I'm writing my own compiler and I'm struggling to implement a module system. Can someone guide me, how should this be done? how other languages tackle this? Also I'm trying to avoid what c and c++ do (header files). I do like the module system in Go/Golang though.

I don't know if this is relevant, but I'm using LLVM (maybe there's a magic way to import symbols).

my initial approach:

  • read and parse the entry point source file ie. main.mylang.
  • go through the imports of main.mylang
  • for each import: read, parse and resolve it's imports ...

this leads to a tree structure:

  • main.mylang: import1.mylang, import2.mylang, import3.mylang
  • import1.mylang: import4.mylang, import5.mylang
  • import2.mylang: import6.mylang

... etc.

then I would traverse each node and copy it's symbols (functions, global variables, etc.) to the parent node's symbol table. if a parent node is null, it's an entry point file and the compiler can start output object files.
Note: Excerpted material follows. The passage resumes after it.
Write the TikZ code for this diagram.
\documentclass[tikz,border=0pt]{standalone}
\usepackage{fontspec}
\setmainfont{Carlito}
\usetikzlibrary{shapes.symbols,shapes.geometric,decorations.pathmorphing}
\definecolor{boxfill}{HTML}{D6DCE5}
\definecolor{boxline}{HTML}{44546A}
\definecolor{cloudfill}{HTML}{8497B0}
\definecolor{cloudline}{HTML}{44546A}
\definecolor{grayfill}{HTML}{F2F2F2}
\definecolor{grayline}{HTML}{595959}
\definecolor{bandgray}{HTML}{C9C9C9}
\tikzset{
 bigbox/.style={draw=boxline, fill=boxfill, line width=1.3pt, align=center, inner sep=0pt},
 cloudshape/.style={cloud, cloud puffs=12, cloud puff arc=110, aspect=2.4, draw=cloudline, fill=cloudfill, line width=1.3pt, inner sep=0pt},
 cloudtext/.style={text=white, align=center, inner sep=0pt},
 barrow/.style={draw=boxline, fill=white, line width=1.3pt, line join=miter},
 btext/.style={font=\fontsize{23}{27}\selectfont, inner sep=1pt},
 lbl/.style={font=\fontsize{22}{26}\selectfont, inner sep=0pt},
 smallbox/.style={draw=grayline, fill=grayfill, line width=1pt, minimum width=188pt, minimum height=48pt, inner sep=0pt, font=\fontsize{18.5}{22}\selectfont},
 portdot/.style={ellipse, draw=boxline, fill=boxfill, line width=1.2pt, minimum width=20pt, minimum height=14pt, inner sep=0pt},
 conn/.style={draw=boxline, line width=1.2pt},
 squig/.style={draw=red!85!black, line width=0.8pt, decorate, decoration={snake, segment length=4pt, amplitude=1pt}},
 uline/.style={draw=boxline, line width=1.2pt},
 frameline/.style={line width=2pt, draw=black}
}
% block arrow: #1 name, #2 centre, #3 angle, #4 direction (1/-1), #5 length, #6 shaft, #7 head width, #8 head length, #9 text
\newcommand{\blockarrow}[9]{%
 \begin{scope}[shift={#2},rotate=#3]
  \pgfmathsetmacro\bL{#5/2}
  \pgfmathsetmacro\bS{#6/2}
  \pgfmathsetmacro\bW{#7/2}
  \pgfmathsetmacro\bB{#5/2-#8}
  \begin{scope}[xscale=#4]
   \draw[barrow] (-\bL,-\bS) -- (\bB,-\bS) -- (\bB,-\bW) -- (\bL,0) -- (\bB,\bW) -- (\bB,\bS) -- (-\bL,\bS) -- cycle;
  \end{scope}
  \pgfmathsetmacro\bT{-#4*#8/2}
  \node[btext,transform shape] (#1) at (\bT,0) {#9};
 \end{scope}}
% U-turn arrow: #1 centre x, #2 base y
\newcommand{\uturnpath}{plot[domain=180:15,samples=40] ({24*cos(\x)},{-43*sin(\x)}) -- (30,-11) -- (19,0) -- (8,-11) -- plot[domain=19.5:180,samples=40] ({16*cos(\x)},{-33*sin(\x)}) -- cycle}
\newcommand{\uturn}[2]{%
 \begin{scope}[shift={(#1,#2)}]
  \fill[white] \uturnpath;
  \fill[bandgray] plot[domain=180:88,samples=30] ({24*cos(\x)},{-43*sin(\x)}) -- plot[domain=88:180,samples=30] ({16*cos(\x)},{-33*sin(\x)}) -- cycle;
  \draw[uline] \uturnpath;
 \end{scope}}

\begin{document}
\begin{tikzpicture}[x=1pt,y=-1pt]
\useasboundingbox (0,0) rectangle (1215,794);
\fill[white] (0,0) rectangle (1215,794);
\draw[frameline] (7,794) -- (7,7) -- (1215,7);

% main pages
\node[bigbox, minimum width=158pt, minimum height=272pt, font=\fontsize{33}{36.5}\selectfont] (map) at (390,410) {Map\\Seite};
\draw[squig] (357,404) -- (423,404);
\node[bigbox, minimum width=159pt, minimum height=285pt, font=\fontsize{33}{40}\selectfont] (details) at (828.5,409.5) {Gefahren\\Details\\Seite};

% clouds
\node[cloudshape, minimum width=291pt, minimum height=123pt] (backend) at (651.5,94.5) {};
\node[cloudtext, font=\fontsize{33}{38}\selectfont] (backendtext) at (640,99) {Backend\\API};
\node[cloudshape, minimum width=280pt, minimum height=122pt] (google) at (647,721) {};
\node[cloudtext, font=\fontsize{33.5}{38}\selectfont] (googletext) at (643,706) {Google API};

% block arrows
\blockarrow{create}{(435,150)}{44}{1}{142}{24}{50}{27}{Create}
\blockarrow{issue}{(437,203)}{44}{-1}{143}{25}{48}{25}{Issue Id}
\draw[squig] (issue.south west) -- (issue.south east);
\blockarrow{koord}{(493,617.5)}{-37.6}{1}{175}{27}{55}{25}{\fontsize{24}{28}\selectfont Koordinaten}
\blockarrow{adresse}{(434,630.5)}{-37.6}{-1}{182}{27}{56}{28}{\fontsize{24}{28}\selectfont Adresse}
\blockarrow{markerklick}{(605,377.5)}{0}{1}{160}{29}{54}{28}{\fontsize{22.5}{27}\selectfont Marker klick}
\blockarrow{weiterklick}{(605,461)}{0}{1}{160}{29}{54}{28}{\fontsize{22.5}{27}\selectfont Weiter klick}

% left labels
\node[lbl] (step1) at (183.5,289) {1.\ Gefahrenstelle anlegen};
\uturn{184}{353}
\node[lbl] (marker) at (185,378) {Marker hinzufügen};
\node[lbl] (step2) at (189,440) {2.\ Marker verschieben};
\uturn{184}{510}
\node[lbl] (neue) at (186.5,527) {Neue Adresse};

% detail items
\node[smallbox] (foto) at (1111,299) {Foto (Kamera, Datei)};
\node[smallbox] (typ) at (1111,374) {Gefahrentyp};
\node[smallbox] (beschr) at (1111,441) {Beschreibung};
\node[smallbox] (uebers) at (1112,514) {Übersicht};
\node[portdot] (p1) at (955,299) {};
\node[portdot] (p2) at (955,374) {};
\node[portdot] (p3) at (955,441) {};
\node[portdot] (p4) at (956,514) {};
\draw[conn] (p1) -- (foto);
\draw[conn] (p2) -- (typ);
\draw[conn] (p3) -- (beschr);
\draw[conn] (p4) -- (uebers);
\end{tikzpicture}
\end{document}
why do I think that this is bad?

  1. it's very slow, even when compiling 3-5 source files
  2. it's easy to cause name collisions
  3. you have to import the entire symbol table, because the imported file's exported symbols depend on the internal ones. for example: imagine an exported function that modifies an internal global variable

Thanks in advance

Solution

  • I think your approach is really good. Compile time speed is not that important, usability is. To prevent name collisions you can use some kind of module-namespace (importname.foo() instead of just foo()) and whenever foo does not exist allow both methods. Alternatively you could insert a placeholder in the parents symbol table and whenever the user uses that name you throw a compile time error (something like ambiguous symbol). that would look like this: main.mylang

    import module1
import module2
int main() {}

    module1.mylang

    import module2
void foo() {}
void bar() {}

    module2.mylang

    import module1
void bar() {}
void fun() {}

    After finding loops, the tree would look like this:

    main
├──module1
│  └──module2
└──module2
   └──module1

    And a graph like this:

    main
├─>main()
├─>foo() (module1)
├─>bar() (defined twice, throw error when used)
├─>fun() (module2)
├─>module1<───────────┐
│  ├─>foo() (module1) │
│  └─>bar() (module1) │
└─>import2<───────────┘
   ├─>bar() (module2)
   └─>fun() (module2)

    I don't know much about llvm, but I am pretty sure normal tables are not enough to archive this. You will at least need nested tables if not even a graph like structure like I described. Also this is not possible with classical C/C++ architecture, except if you use unique identifiers as symbols and don't let the user know (like c++ function overloading). For example you could call one function __import1_bar and the other __import2_bar and whenever the user uses bar() you look up in this graph which one he wants to call. In the main function using import1.bar() will lead you to __import1_bar (follow the graph) and import2.bar() or import1.import2.bar() will lead you to __import2_bar.

    Good Luck figuring that out. But it is certainly a interesting problem.